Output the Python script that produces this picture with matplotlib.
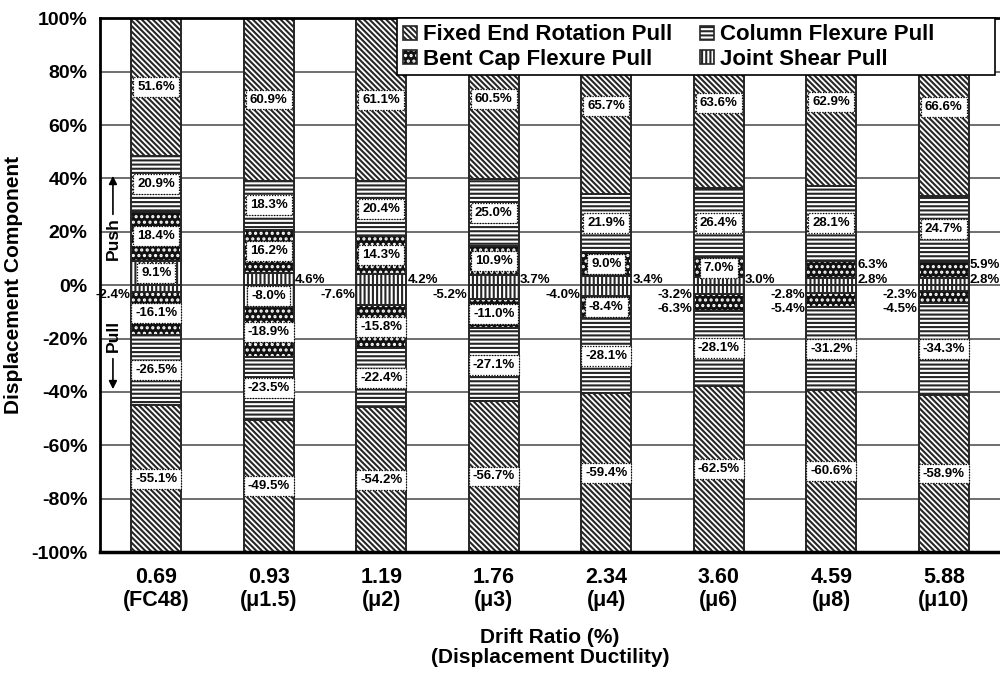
import numpy as np
import matplotlib
matplotlib.use('Agg')
import matplotlib.pyplot as plt
from matplotlib.patches import Patch, Rectangle

plt.rcParams['font.family'] = ['Liberation Sans', 'DejaVu Sans']
plt.rcParams['font.weight'] = 'bold'
plt.rcParams['axes.labelweight'] = 'bold'
plt.rcParams['hatch.linewidth'] = 1.5

# drift ratio (%) and ductility level of each bar
drift = ['0.69', '0.93', '1.19', '1.76', '2.34', '3.60', '4.59', '5.88']
ductility = ['FC48', 'μ1.5', 'μ2', 'μ3', 'μ4', 'μ6', 'μ8', 'μ10']

# push direction components (%), stacked upward from zero
joint_push = [9.1, 4.6, 4.2, 3.7, 3.4, 3.0, 2.8, 2.8]
bent_push = [18.4, 16.2, 14.3, 10.9, 9.0, 7.0, 6.3, 5.9]
column_push = [20.9, 18.3, 20.4, 25.0, 21.9, 26.4, 28.1, 24.7]
fer_push = [51.6, 60.9, 61.1, 60.5, 65.7, 63.6, 62.9, 66.6]

# pull direction components (%), stacked downward from zero
joint_pull = [-2.4, -8.0, -7.6, -5.2, -4.0, -3.2, -2.8, -2.3]
bent_pull = [-16.1, -18.9, -15.8, -11.0, -8.4, -6.3, -5.4, -4.5]
column_pull = [-26.5, -23.5, -22.4, -27.1, -28.1, -28.1, -31.2, -34.3]
fer_pull = [-55.1, -49.5, -54.2, -56.7, -59.4, -62.5, -60.6, -58.9]

names = ['Joint Shear Pull', 'Bent Cap Flexure Pull', 'Column Flexure Pull', 'Fixed End Rotation Pull']
edge = '#262626'
# fill colour, hatch colour and hatch per component (bent cap: white dots on black)
faces = ['white', '#111111', 'white', 'white']
hatch_colors = [edge, 'white', edge, edge]
hatches = ['||||', '...', '----', '\\\\\\\\\\\\']
# smallest value that still gets a boxed label inside the segment
inside_min = [8.0, 7.0, 7.0, 7.0]

fig = plt.figure(figsize=(10, 6.75), dpi=100)
ax = fig.add_axes([0.1, 0.182, 0.9, 0.791])

x = np.arange(len(drift))
width = 0.445

box = dict(boxstyle='square,pad=0.3', fc='white', ec='black', ls=(0, (1, 1.2)), lw=0.9)

for series_set in ([joint_push, bent_push, column_push, fer_push],
                   [joint_pull, bent_pull, column_pull, fer_pull]):
    base = np.zeros(len(x))
    outside_count = np.zeros(len(x), dtype=int)
    for k, vals in enumerate(series_set):
        vals = np.array(vals)
        # hatched fill, then a dark outline on top
        ax.bar(x, vals, width, bottom=base, color=faces[k], edgecolor=hatch_colors[k],
               hatch=hatches[k], linewidth=0, zorder=2)
        ax.bar(x, vals, width, bottom=base, fill=False, edgecolor=edge,
               linewidth=1.4, zorder=2.5)
        for i, v in enumerate(vals):
            mid = base[i] + v / 2
            if abs(v) >= inside_min[k]:
                ax.text(x[i], mid, f'{v:.1f}%', ha='center', va='center',
                        fontsize=9.5, bbox=box, zorder=4)
            elif v > 0:
                y = 2.1 + 5.4 * outside_count[i]
                outside_count[i] += 1
                ax.text(x[i] + width / 2 + 0.01, y, f'{v:.1f}%', ha='left',
                        va='center', fontsize=9.5, zorder=4)
            else:
                y = -3.6 - 5.2 * outside_count[i]
                outside_count[i] += 1
                ax.text(x[i] - width / 2 - 0.01, y, f'{v:.1f}%', ha='right',
                        va='center', fontsize=9.5, zorder=4)
        base = base + vals

# push / pull direction markers
ax.text(-0.385, 17.5, 'Push', rotation=90, ha='center', va='center', fontsize=12.5)
ax.annotate('', xy=(-0.385, 42), xytext=(-0.385, 25.5),
            arrowprops=dict(arrowstyle='-|>', color='black', lw=1.2, mutation_scale=12))
ax.text(-0.385, -19.0, 'Pull', rotation=90, ha='center', va='center', fontsize=12.5)
ax.annotate('', xy=(-0.385, -40), xytext=(-0.385, -26.5),
            arrowprops=dict(arrowstyle='-|>', color='black', lw=1.2, mutation_scale=12))

ax.set_xlim(-0.5, 7.5)
ax.set_ylim(-100, 100)
ax.set_yticks(np.arange(-100, 101, 20))
ax.set_yticklabels([f'{t}%' for t in range(-100, 101, 20)], fontsize=14)
ax.set_xticks(x)
ax.set_xticklabels([f'{d}\n({m})' for d, m in zip(drift, ductility)], fontsize=15.5,
                   linespacing=1.1)
ax.tick_params(axis='both', length=0)
ax.tick_params(axis='y', pad=9)
ax.tick_params(axis='x', pad=11)

ax.yaxis.grid(True, color='#555555', lw=1.2, zorder=0)
ax.set_axisbelow(True)
ax.spines['left'].set_linewidth(2)
ax.spines['bottom'].set_linewidth(2.5)
ax.spines['top'].set_linewidth(2)
ax.spines['right'].set_visible(False)

ax.set_ylabel('Displacement Component', fontsize=15, labelpad=6)
ax.set_xlabel('Drift Ratio (%)\n(Displacement Ductility)', fontsize=15, labelpad=12,
              linespacing=1.1)

# legend frame drawn separately so it can be wider than its entries
leg_x0, leg_y1, leg_w, leg_h = 0.397, 0.973, 0.598, 57 / 675
frame = Rectangle((leg_x0, leg_y1 - leg_h), leg_w, leg_h, transform=fig.transFigure,
                  facecolor='white', edgecolor='black', lw=1.2, zorder=4.8, clip_on=False)
ax.add_patch(frame)

handles = [(Patch(facecolor=faces[k], edgecolor=hatch_colors[k], hatch=hatches[k], lw=0),
            Patch(fill=False, edgecolor=edge, lw=1.2)) for k in range(4)]
order = [3, 1, 2, 0]
leg = ax.legend([handles[k] for k in order], [names[k] for k in order], ncol=2,
                loc='upper left', bbox_to_anchor=(leg_x0, leg_y1),
                bbox_transform=fig.transFigure, prop={'size': 16, 'weight': 'bold'},
                frameon=False, handlelength=0.6, handleheight=0.6, handletextpad=0.3,
                columnspacing=1.25, labelspacing=0.15, borderpad=0.28, borderaxespad=0)
leg.set_zorder(5)

fig.savefig('out.png', dpi=100)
------------------------------------
Every line is to be duplicated exactly, though pictures stay out.

EXPECTED ANSWER →
Output the Python script that produces this picture with matplotlib.
import numpy as np
import matplotlib
matplotlib.use('Agg')
import matplotlib.pyplot as plt
from matplotlib.patches import Patch, Rectangle

plt.rcParams['font.family'] = ['Liberation Sans', 'DejaVu Sans']
plt.rcParams['font.weight'] = 'bold'
plt.rcParams['axes.labelweight'] = 'bold'
plt.rcParams['hatch.linewidth'] = 1.5

# drift ratio (%) and ductility level of each bar
drift = ['0.69', '0.93', '1.19', '1.76', '2.34', '3.60', '4.59', '5.88']
ductility = ['FC48', 'μ1.5', 'μ2', 'μ3', 'μ4', 'μ6', 'μ8', 'μ10']

# push direction components (%), stacked upward from zero
joint_push = [9.1, 4.6, 4.2, 3.7, 3.4, 3.0, 2.8, 2.8]
bent_push = [18.4, 16.2, 14.3, 10.9, 9.0, 7.0, 6.3, 5.9]
column_push = [20.9, 18.3, 20.4, 25.0, 21.9, 26.4, 28.1, 24.7]
fer_push = [51.6, 60.9, 61.1, 60.5, 65.7, 63.6, 62.9, 66.6]

# pull direction components (%), stacked downward from zero
joint_pull = [-2.4, -8.0, -7.6, -5.2, -4.0, -3.2, -2.8, -2.3]
bent_pull = [-16.1, -18.9, -15.8, -11.0, -8.4, -6.3, -5.4, -4.5]
column_pull = [-26.5, -23.5, -22.4, -27.1, -28.1, -28.1, -31.2, -34.3]
fer_pull = [-55.1, -49.5, -54.2, -56.7, -59.4, -62.5, -60.6, -58.9]

names = ['Joint Shear Pull', 'Bent Cap Flexure Pull', 'Column Flexure Pull', 'Fixed End Rotation Pull']
edge = '#262626'
# fill colour, hatch colour and hatch per component (bent cap: white dots on black)
faces = ['white', '#111111', 'white', 'white']
hatch_colors = [edge, 'white', edge, edge]
hatches = ['||||', '...', '----', '\\\\\\\\\\\\']
# smallest value that still gets a boxed label inside the segment
inside_min = [8.0, 7.0, 7.0, 7.0]

fig = plt.figure(figsize=(10, 6.75), dpi=100)
ax = fig.add_axes([0.1, 0.182, 0.9, 0.791])

x = np.arange(len(drift))
width = 0.445

box = dict(boxstyle='square,pad=0.3', fc='white', ec='black', ls=(0, (1, 1.2)), lw=0.9)

for series_set in ([joint_push, bent_push, column_push, fer_push],
                   [joint_pull, bent_pull, column_pull, fer_pull]):
    base = np.zeros(len(x))
    outside_count = np.zeros(len(x), dtype=int)
    for k, vals in enumerate(series_set):
        vals = np.array(vals)
        # hatched fill, then a dark outline on top
        ax.bar(x, vals, width, bottom=base, color=faces[k], edgecolor=hatch_colors[k],
               hatch=hatches[k], linewidth=0, zorder=2)
        ax.bar(x, vals, width, bottom=base, fill=False, edgecolor=edge,
               linewidth=1.4, zorder=2.5)
        for i, v in enumerate(vals):
            mid = base[i] + v / 2
            if abs(v) >= inside_min[k]:
                ax.text(x[i], mid, f'{v:.1f}%', ha='center', va='center',
                        fontsize=9.5, bbox=box, zorder=4)
            elif v > 0:
                y = 2.1 + 5.4 * outside_count[i]
                outside_count[i] += 1
                ax.text(x[i] + width / 2 + 0.01, y, f'{v:.1f}%', ha='left',
                        va='center', fontsize=9.5, zorder=4)
            else:
                y = -3.6 - 5.2 * outside_count[i]
                outside_count[i] += 1
                ax.text(x[i] - width / 2 - 0.01, y, f'{v:.1f}%', ha='right',
                        va='center', fontsize=9.5, zorder=4)
        base = base + vals

# push / pull direction markers
ax.text(-0.385, 17.5, 'Push', rotation=90, ha='center', va='center', fontsize=12.5)
ax.annotate('', xy=(-0.385, 42), xytext=(-0.385, 25.5),
            arrowprops=dict(arrowstyle='-|>', color='black', lw=1.2, mutation_scale=12))
ax.text(-0.385, -19.0, 'Pull', rotation=90, ha='center', va='center', fontsize=12.5)
ax.annotate('', xy=(-0.385, -40), xytext=(-0.385, -26.5),
            arrowprops=dict(arrowstyle='-|>', color='black', lw=1.2, mutation_scale=12))

ax.set_xlim(-0.5, 7.5)
ax.set_ylim(-100, 100)
ax.set_yticks(np.arange(-100, 101, 20))
ax.set_yticklabels([f'{t}%' for t in range(-100, 101, 20)], fontsize=14)
ax.set_xticks(x)
ax.set_xticklabels([f'{d}\n({m})' for d, m in zip(drift, ductility)], fontsize=15.5,
                   linespacing=1.1)
ax.tick_params(axis='both', length=0)
ax.tick_params(axis='y', pad=9)
ax.tick_params(axis='x', pad=11)

ax.yaxis.grid(True, color='#555555', lw=1.2, zorder=0)
ax.set_axisbelow(True)
ax.spines['left'].set_linewidth(2)
ax.spines['bottom'].set_linewidth(2.5)
ax.spines['top'].set_linewidth(2)
ax.spines['right'].set_visible(False)

ax.set_ylabel('Displacement Component', fontsize=15, labelpad=6)
ax.set_xlabel('Drift Ratio (%)\n(Displacement Ductility)', fontsize=15, labelpad=12,
              linespacing=1.1)

# legend frame drawn separately so it can be wider than its entries
leg_x0, leg_y1, leg_w, leg_h = 0.397, 0.973, 0.598, 57 / 675
frame = Rectangle((leg_x0, leg_y1 - leg_h), leg_w, leg_h, transform=fig.transFigure,
                  facecolor='white', edgecolor='black', lw=1.2, zorder=4.8, clip_on=False)
ax.add_patch(frame)

handles = [(Patch(facecolor=faces[k], edgecolor=hatch_colors[k], hatch=hatches[k], lw=0),
            Patch(fill=False, edgecolor=edge, lw=1.2)) for k in range(4)]
order = [3, 1, 2, 0]
leg = ax.legend([handles[k] for k in order], [names[k] for k in order], ncol=2,
                loc='upper left', bbox_to_anchor=(leg_x0, leg_y1),
                bbox_transform=fig.transFigure, prop={'size': 16, 'weight': 'bold'},
                frameon=False, handlelength=0.6, handleheight=0.6, handletextpad=0.3,
                columnspacing=1.25, labelspacing=0.15, borderpad=0.28, borderaxespad=0)
leg.set_zorder(5)

fig.savefig('out.png', dpi=100)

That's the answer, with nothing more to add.